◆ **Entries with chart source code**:

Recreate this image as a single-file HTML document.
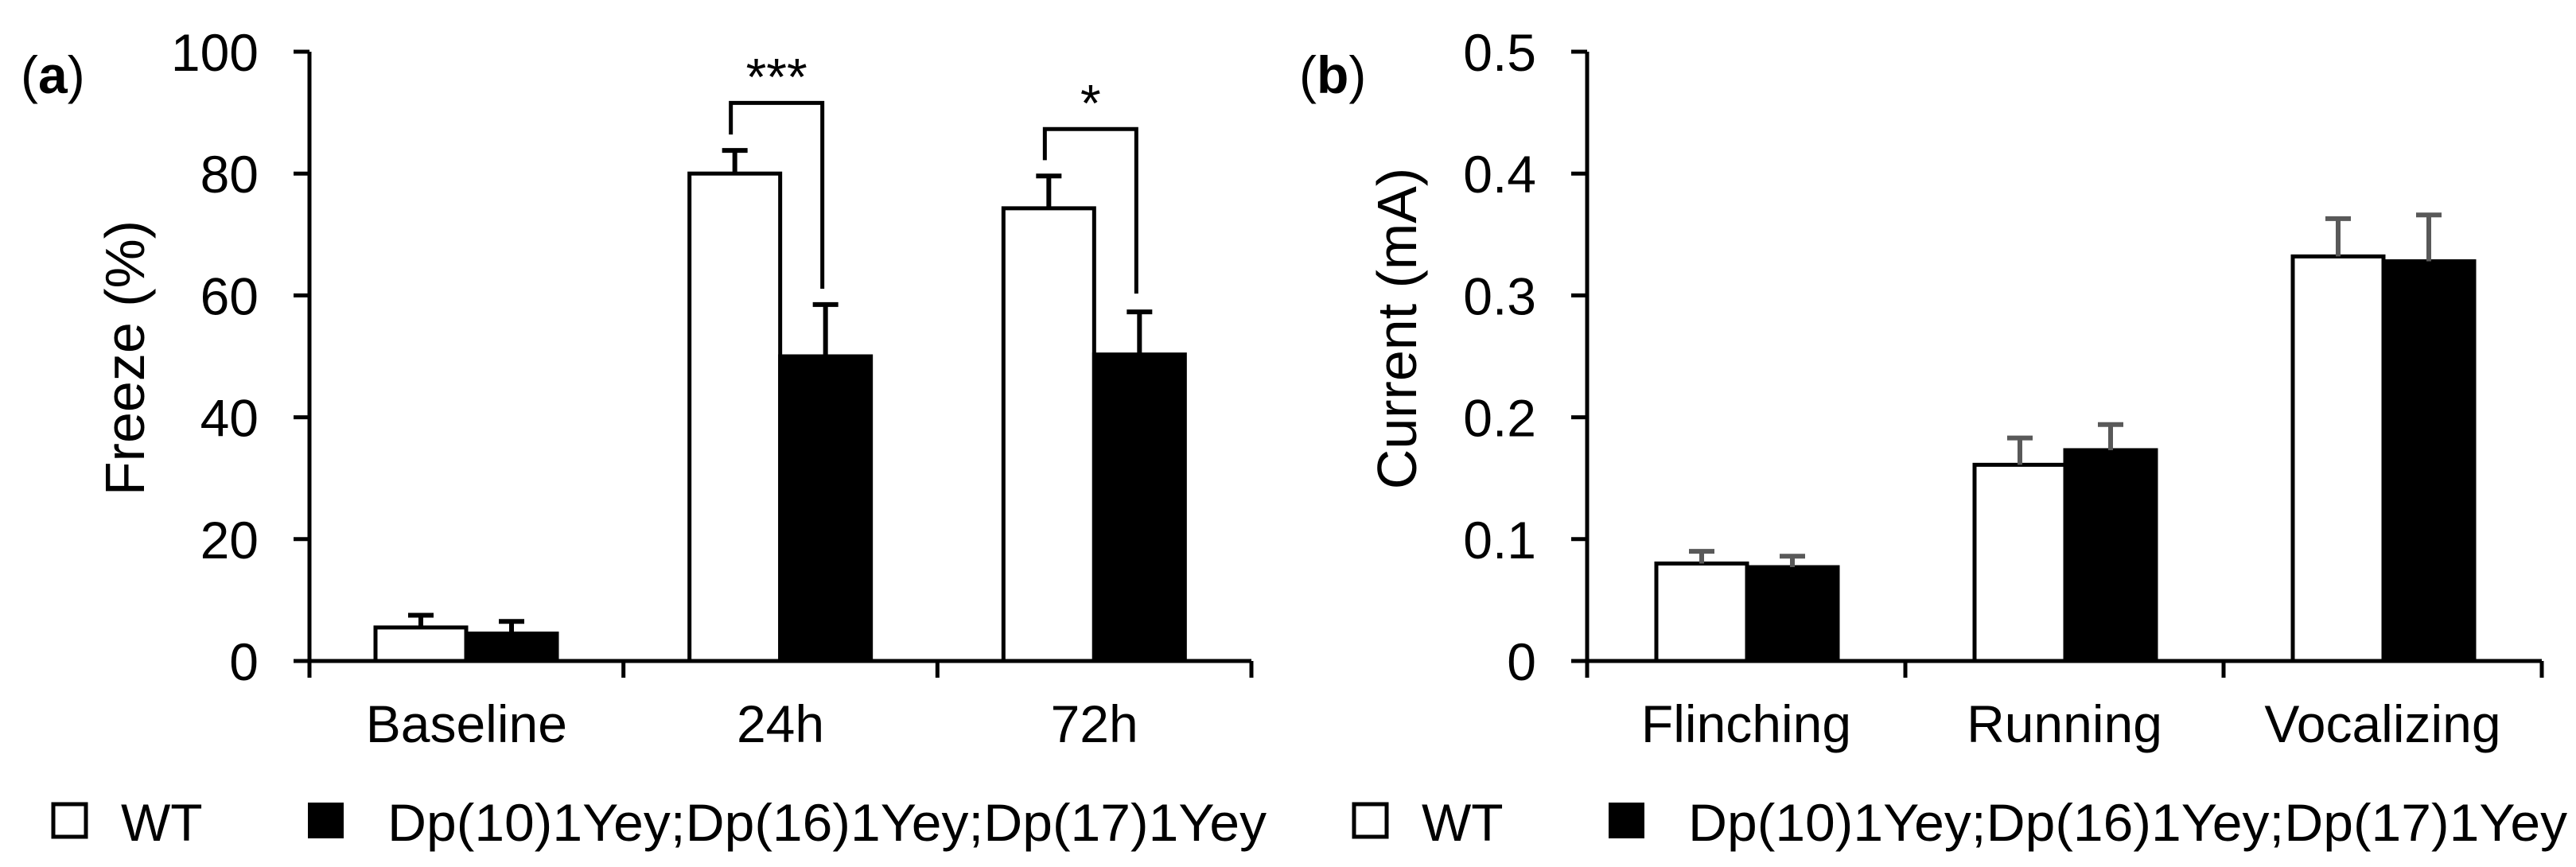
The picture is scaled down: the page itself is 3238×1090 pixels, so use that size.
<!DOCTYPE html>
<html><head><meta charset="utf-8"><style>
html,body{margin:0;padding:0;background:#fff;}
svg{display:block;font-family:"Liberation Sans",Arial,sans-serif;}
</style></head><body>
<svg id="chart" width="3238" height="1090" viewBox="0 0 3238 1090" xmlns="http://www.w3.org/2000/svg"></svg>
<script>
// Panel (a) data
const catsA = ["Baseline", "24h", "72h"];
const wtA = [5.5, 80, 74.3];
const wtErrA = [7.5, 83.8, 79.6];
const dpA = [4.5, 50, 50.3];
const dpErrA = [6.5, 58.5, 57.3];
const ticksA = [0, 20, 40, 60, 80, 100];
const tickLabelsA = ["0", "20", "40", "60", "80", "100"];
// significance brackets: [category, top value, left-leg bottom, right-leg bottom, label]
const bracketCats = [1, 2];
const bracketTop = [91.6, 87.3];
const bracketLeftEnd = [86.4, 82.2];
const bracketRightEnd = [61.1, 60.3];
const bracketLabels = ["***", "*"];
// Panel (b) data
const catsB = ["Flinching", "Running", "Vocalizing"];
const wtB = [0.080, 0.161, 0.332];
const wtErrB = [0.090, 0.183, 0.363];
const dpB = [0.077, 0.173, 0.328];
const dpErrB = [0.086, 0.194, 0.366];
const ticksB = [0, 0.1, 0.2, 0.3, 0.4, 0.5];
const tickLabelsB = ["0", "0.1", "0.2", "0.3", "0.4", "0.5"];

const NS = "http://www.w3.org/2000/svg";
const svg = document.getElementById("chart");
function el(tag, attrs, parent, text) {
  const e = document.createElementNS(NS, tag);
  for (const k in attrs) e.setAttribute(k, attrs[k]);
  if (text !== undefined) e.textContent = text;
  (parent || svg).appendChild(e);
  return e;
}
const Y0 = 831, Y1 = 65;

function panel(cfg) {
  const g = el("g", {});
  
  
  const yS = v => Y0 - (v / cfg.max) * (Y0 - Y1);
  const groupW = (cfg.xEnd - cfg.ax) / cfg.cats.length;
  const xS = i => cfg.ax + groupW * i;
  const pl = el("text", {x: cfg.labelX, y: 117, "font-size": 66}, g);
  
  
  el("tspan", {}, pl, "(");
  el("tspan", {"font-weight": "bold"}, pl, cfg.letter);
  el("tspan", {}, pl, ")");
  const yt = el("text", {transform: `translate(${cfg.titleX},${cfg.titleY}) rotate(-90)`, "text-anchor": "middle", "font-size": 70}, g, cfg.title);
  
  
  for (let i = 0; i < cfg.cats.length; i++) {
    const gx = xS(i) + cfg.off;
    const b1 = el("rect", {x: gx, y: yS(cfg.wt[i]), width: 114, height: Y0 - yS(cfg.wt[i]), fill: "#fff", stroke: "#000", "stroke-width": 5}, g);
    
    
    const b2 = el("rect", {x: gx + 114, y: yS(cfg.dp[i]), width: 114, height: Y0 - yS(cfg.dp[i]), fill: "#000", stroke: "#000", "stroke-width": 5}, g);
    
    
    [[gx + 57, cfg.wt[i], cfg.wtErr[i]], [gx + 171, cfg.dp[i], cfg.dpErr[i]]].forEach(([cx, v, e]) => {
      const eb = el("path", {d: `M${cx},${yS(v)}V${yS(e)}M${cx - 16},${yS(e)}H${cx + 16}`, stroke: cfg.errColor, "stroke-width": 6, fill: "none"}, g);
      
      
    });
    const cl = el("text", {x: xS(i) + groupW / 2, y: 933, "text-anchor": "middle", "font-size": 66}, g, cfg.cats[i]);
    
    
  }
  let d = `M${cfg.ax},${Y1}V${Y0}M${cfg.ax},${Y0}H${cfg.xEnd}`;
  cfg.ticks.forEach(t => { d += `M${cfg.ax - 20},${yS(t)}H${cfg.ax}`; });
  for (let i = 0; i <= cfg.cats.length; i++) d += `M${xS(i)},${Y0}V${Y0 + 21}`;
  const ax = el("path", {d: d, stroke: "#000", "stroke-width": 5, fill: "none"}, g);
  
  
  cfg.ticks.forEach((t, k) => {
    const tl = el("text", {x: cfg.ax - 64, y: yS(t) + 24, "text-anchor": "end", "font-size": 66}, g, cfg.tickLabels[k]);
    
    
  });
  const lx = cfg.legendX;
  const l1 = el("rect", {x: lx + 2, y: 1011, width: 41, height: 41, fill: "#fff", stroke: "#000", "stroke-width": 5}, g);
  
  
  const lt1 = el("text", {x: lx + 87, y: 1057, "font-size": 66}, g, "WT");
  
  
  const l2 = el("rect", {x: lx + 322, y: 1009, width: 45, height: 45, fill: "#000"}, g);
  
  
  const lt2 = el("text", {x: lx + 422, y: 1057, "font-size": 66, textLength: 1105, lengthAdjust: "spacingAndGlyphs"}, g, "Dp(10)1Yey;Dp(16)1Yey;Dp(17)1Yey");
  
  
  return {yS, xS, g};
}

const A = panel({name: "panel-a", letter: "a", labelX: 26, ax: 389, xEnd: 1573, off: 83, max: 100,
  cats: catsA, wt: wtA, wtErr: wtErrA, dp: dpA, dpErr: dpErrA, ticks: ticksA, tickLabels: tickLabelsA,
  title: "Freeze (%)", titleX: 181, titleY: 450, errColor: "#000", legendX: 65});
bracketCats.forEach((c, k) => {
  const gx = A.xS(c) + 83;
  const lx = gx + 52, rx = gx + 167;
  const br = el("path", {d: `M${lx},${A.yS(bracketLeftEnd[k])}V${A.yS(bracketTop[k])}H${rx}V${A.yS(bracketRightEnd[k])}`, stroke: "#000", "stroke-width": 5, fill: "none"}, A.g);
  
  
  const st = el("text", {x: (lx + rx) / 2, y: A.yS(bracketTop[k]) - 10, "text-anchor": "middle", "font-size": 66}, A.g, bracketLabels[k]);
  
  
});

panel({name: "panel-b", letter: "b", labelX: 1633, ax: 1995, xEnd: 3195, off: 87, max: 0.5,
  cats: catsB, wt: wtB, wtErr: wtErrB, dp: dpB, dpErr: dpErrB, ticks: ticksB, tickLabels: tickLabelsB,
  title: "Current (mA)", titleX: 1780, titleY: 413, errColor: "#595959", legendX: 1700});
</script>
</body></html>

---

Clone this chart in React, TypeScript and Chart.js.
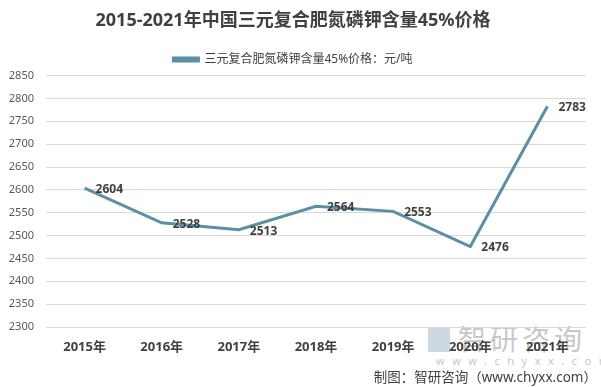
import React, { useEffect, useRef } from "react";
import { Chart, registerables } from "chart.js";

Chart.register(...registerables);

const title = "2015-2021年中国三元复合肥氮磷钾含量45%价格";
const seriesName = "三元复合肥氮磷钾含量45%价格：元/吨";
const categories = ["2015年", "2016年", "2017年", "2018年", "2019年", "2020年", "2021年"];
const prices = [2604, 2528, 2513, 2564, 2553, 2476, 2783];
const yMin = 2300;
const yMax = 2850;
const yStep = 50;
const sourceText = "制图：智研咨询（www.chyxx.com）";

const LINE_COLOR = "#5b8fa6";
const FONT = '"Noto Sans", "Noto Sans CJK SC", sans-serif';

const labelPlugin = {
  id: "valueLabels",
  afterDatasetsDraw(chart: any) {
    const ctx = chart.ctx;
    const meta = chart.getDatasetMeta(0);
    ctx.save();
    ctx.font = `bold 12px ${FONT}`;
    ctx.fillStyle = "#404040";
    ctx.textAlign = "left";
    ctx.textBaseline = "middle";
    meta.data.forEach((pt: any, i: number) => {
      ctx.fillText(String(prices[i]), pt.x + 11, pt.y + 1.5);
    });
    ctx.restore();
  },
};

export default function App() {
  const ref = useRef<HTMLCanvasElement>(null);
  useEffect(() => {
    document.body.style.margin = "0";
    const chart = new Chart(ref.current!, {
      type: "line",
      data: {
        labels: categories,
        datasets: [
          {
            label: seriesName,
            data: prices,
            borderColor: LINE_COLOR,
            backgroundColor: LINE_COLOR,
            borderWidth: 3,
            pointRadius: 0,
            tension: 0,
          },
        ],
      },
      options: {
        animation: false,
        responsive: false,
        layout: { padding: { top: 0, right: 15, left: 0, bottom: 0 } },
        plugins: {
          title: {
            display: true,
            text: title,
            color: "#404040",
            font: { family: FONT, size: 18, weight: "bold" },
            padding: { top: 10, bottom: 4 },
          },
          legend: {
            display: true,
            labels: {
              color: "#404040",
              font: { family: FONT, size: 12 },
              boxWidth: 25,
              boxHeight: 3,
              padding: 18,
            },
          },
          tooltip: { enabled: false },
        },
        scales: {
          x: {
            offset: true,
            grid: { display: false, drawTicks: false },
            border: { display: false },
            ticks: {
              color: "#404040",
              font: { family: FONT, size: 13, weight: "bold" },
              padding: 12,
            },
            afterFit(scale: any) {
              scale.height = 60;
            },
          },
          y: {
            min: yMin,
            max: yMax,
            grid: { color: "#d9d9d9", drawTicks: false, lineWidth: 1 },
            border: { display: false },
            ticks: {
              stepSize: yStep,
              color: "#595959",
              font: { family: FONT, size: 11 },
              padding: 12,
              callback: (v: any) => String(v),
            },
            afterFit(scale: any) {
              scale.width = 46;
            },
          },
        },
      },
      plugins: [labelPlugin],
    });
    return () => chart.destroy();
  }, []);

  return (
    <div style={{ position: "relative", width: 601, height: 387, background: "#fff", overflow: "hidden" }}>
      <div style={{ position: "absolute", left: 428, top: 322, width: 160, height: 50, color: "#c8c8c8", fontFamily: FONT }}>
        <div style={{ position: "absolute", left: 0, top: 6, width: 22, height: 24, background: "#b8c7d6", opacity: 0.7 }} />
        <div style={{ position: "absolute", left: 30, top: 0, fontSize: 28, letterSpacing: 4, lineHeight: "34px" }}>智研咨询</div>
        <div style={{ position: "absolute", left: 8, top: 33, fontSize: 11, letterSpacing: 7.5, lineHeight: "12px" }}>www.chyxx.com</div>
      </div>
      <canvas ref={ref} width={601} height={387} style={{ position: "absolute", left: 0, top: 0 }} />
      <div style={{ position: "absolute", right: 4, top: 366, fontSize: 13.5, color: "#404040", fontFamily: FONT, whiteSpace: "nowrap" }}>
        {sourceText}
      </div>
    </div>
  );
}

---

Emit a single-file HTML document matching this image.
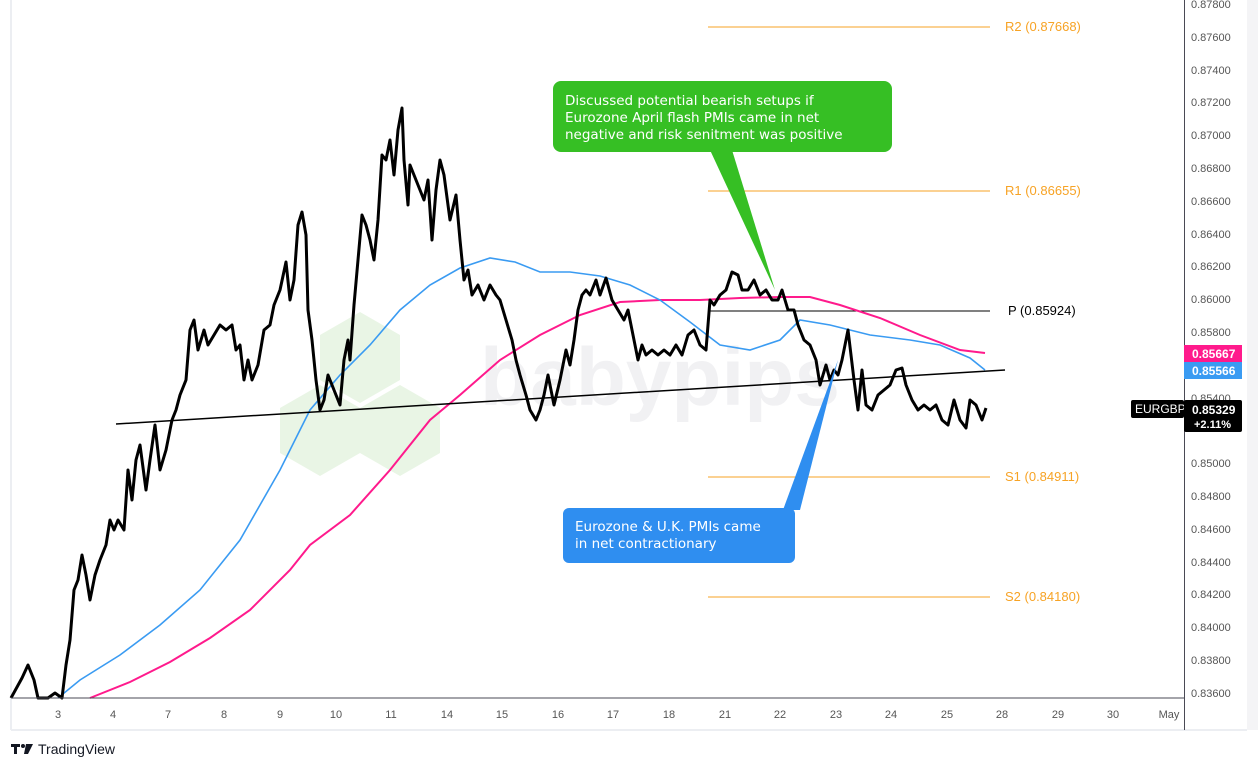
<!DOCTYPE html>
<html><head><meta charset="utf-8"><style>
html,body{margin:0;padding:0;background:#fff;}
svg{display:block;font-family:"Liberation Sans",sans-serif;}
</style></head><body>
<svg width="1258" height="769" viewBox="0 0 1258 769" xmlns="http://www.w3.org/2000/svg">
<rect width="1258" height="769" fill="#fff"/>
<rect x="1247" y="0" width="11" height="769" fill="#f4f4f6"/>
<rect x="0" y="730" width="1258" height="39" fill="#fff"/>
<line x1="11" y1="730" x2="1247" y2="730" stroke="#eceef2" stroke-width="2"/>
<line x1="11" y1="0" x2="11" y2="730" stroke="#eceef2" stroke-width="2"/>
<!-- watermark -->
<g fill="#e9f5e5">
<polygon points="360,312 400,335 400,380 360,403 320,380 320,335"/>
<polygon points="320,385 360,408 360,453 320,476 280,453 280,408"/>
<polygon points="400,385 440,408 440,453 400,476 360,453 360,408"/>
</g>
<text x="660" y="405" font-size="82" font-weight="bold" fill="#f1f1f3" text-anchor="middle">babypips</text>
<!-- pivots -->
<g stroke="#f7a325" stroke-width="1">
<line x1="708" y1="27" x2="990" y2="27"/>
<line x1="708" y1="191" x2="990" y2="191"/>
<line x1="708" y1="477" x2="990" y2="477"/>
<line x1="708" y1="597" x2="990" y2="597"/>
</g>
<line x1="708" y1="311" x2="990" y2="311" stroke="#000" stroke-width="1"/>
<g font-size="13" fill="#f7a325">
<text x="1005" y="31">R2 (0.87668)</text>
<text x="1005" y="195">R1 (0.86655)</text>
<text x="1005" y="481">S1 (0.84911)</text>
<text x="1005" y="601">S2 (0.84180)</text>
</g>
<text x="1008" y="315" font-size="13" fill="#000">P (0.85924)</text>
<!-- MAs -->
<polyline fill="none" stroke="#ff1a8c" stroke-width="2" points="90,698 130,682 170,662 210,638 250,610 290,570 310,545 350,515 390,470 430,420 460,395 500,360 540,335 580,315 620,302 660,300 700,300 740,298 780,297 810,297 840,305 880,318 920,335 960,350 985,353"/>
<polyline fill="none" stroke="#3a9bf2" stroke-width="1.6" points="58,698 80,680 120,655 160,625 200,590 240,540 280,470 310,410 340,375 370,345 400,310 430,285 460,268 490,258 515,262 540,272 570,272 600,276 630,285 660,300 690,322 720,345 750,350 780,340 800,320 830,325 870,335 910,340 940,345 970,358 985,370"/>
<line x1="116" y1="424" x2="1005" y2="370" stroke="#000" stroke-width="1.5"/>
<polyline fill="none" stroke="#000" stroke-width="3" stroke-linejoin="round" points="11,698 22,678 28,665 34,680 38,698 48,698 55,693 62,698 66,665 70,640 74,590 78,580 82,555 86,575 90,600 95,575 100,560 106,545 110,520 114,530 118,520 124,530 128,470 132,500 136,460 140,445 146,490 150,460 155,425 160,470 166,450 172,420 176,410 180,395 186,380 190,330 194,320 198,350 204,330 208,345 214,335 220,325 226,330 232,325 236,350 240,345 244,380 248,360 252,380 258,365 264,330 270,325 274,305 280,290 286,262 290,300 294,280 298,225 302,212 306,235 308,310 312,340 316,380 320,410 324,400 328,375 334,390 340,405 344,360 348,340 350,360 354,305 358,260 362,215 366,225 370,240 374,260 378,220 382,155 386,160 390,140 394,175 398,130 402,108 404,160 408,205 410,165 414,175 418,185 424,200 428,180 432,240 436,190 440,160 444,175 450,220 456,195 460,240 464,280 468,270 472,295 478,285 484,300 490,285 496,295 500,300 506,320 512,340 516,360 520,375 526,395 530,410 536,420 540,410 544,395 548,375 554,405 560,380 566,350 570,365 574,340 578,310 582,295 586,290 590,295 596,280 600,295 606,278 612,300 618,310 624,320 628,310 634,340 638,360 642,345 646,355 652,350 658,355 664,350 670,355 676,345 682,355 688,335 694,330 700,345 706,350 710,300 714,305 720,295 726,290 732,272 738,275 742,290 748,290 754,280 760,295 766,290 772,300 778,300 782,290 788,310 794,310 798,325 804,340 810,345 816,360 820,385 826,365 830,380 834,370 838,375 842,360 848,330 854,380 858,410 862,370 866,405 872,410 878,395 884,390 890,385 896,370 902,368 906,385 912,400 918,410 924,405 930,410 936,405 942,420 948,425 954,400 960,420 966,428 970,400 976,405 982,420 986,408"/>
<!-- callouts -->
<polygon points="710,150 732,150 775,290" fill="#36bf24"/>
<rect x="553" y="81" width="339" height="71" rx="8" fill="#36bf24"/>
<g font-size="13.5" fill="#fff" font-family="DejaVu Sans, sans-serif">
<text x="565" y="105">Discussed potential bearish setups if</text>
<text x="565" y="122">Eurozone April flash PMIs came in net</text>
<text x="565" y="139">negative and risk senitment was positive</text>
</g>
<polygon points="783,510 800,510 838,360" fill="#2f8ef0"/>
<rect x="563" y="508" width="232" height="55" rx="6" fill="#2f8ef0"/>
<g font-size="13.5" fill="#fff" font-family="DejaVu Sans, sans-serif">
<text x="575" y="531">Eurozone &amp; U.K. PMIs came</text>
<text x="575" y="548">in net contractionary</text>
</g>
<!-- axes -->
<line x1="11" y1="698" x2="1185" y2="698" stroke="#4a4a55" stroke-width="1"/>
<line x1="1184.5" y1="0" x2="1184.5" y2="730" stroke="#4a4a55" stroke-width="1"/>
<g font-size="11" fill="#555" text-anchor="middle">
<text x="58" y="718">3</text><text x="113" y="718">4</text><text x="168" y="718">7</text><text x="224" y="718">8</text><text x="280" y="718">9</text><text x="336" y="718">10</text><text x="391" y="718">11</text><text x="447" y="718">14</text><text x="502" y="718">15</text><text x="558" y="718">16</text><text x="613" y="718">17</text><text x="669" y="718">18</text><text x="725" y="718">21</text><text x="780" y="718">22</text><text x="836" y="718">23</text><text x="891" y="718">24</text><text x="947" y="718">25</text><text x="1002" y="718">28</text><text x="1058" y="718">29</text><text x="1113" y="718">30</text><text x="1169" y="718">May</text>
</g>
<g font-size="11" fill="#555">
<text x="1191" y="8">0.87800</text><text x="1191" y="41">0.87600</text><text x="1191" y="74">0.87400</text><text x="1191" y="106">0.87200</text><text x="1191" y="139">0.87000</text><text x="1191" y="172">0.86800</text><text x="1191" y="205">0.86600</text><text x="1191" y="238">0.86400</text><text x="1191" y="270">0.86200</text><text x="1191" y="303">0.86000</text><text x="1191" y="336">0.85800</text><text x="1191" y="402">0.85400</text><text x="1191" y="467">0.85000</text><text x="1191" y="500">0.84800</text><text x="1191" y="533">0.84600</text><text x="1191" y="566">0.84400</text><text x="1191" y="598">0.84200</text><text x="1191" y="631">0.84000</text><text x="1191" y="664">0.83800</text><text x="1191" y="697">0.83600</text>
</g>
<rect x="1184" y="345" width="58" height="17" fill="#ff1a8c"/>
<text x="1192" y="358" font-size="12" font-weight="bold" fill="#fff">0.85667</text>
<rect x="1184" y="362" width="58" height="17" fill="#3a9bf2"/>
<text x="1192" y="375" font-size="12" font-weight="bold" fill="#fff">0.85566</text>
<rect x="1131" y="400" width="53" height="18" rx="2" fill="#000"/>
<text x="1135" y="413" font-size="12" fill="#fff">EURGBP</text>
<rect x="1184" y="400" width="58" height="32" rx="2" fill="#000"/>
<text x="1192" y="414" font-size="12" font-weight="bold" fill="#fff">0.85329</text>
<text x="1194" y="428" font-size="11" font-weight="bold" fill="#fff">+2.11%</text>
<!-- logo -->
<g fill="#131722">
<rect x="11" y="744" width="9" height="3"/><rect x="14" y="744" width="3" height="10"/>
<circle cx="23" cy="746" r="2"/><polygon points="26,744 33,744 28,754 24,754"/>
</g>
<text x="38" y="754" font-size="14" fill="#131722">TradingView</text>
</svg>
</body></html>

◆ **Task directions**: State how many lines in the entries above include the word "file"; reply with the number alone.

◆ **Written response**: 2